One of the highlights of my year was going to Wittenberg, Germany on November 1, 2017, with Lynn and Ken and Faye Love, for the 500th anniversary of Martin Luther’s nailing the 95 theses to the Castle Church door. This act initiated the Protestant Reformation. He was just a young monk, 33 years old, but he had the boldness to call the Church to accountability. He ignited a small flame that grew rapidly and still burns brightly today through the witness of every Protestant church.
(John Ed and Lynn at the Wittenberg Church Door)
Martin Luther had no idea that he would create such a revolution. The use of the Gutenberg printing press was gearing up around 1517. It was the first time in history all notes didn’t have to be handwritten. They could be mass-printed. Within a few days, his document of 95 grievances against the Church began to have massive distribution. The technology of that day aided much in the spread of the Reformation.
Martin Luther came under sharp criticism from all the religious and political authorities. At one point he was called before the Church council in the city of Worms where he was given the opportunity to take back his criticisms of the Church. He knew that his refusal to do so might cost him his life. Yet he refused. He answered strongly and clearly that he was doing what God called him to do and he would not take back his concerns. His famous words were, “Here I stand. I can do no other. So help me God.”
The Wittenberg Church only holds about 475 people. The Billion Soul Network organized this gathering, and the church building was filled with people representative of the major denominations of the world and pastors of some of the largest churches in the world. It was a moving experience to hear a marvelous choir from David Sobrepena’s World of Hope Church in Manila sing the Hallelujah Chorus and lead us all in singing Martin Luther’s “A Mighty Fortress Is Our God.” The rafters shook!
(Gathering of global pastors inside the Wittenberg Church on November 1, 2017)

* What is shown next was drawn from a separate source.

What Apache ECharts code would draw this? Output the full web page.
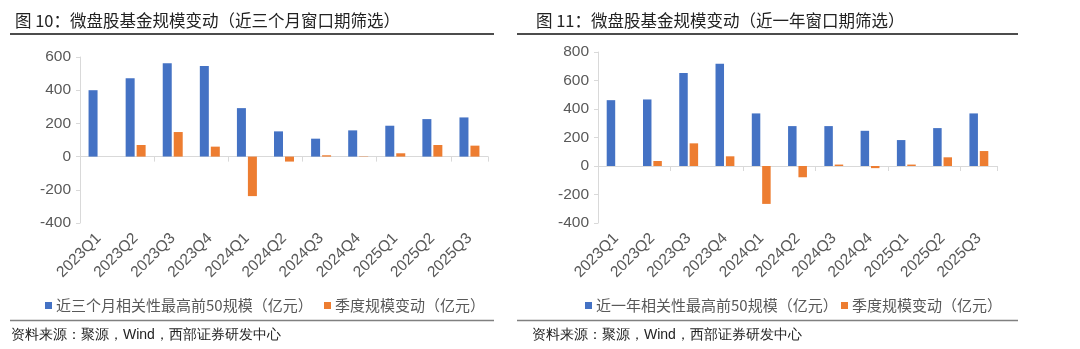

Our emphasis was to commemorate the Reformation, but not spend all our time looking back. We needed to look forward and see the modern application of the 95 theses for the Church today. Different people wrote essays on each of those theses. I had the opportunity to write on the Priesthood of All Believers as part of the newly published Great Commission Study Bible.
The spirit of our entire three-day conference in Berlin was to focus on The Great Commission and how to “finish the task.” Dr. Bill Bright set a goal of starting 5 million churches and winning 1 billion new believers by 2020. We are making great progress, but we must finish the task!
One great area of concern and focus is the unreached people groups of the world. There are millions of people who have no Bible and for the most part have never heard the name of Jesus. That number of unreached people groups has been reduced from about 10,000 to about 3,000.
Our conference set a goal to place a Bible, a believer, and a body of Christ in every unreached people group by the year 2030. Wycliffe Bible Translators introduced modern technology that will make the translation of the Bible into all languages quicker and more efficient.
Based on the famous words “Here I stand,” Dr. Leonard Sweet gave a strategy for continuing the Reformation in our time – and beyond. Luther’s “Here I stand” was necessary and represented that he was in a given place (Here); he was acting as a single individual (I); and he was going to stand firm on that faith regardless of the consequences (stand).
In the future, we need to acknowledge “Here I stand,” but boldly act and move forward with “There we go.” Our task is not just here, but to go where people have not been reached for Jesus Christ (There). We must work together in a collaborative effort in order to finish the task (we). Instead of standing, we must go to all people (go).
Luther proclaimed 500 years ago, “Here I stand.” Today will you proclaim and practice with me, “There we go!”